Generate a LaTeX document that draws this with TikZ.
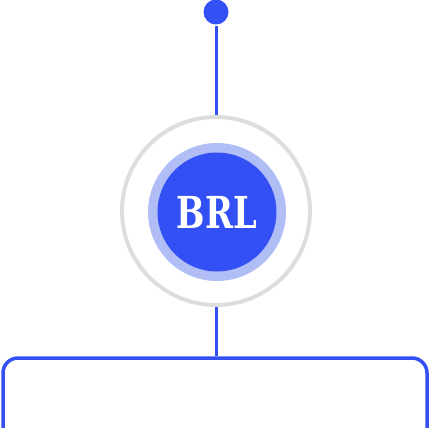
\documentclass[tikz,border=0pt]{standalone}
\usepackage{fontspec}
\usepackage{tikz}
\usetikzlibrary{positioning}
\newfontfamily\brlfont{DejaVu Serif Condensed}
\definecolor{blue1}{HTML}{3350F5}
\definecolor{blue2}{HTML}{B1BEF6}
\definecolor{gray1}{HTML}{DDDDDD}

\begin{document}
\begin{tikzpicture}[x=1pt,y=-1pt,line width=3pt]
  \tikzstyle{every node}=[circle,inner sep=0pt]
  \useasboundingbox (0,0) rectangle (431,428);
  \node[fill=blue1,minimum size=25pt]                       (dot) at (216, 12) {};
  \node[draw=gray1,line width=4pt,minimum size=188pt]       (outer) at (216, 211) {};
  \node[fill=blue2,minimum size=138pt]                      (ring) at (217, 212) {};
  \node[fill=blue1,minimum size=119pt,text=white,
        font=\brlfont\bfseries\fontsize{44}{44}\selectfont] (core) at (217, 212) {\scalebox{0.85}[1]{BRL}};
  \node[rectangle,draw=blue1,line width=3.5pt,rounded corners=15pt,
        minimum width=424pt,minimum height=200pt]           (box) at (215, 458) {};
  \path[draw=blue1] (dot) -- (outer);
  \path[draw=blue1] (outer) -- (outer |- box.north);
\end{tikzpicture}
\end{document}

▶ **What you are asked to do**
Images should not appear in the copy; retype the listing above exactly.

▶ **Task response**
Generate a LaTeX document that draws this with TikZ.
\documentclass[tikz,border=0pt]{standalone}
\usepackage{fontspec}
\usepackage{tikz}
\usetikzlibrary{positioning}
\newfontfamily\brlfont{DejaVu Serif Condensed}
\definecolor{blue1}{HTML}{3350F5}
\definecolor{blue2}{HTML}{B1BEF6}
\definecolor{gray1}{HTML}{DDDDDD}

\begin{document}
\begin{tikzpicture}[x=1pt,y=-1pt,line width=3pt]
  \tikzstyle{every node}=[circle,inner sep=0pt]
  \useasboundingbox (0,0) rectangle (431,428);
  \node[fill=blue1,minimum size=25pt]                       (dot) at (216, 12) {};
  \node[draw=gray1,line width=4pt,minimum size=188pt]       (outer) at (216, 211) {};
  \node[fill=blue2,minimum size=138pt]                      (ring) at (217, 212) {};
  \node[fill=blue1,minimum size=119pt,text=white,
        font=\brlfont\bfseries\fontsize{44}{44}\selectfont] (core) at (217, 212) {\scalebox{0.85}[1]{BRL}};
  \node[rectangle,draw=blue1,line width=3.5pt,rounded corners=15pt,
        minimum width=424pt,minimum height=200pt]           (box) at (215, 458) {};
  \path[draw=blue1] (dot) -- (outer);
  \path[draw=blue1] (outer) -- (outer |- box.north);
\end{tikzpicture}
\end{document}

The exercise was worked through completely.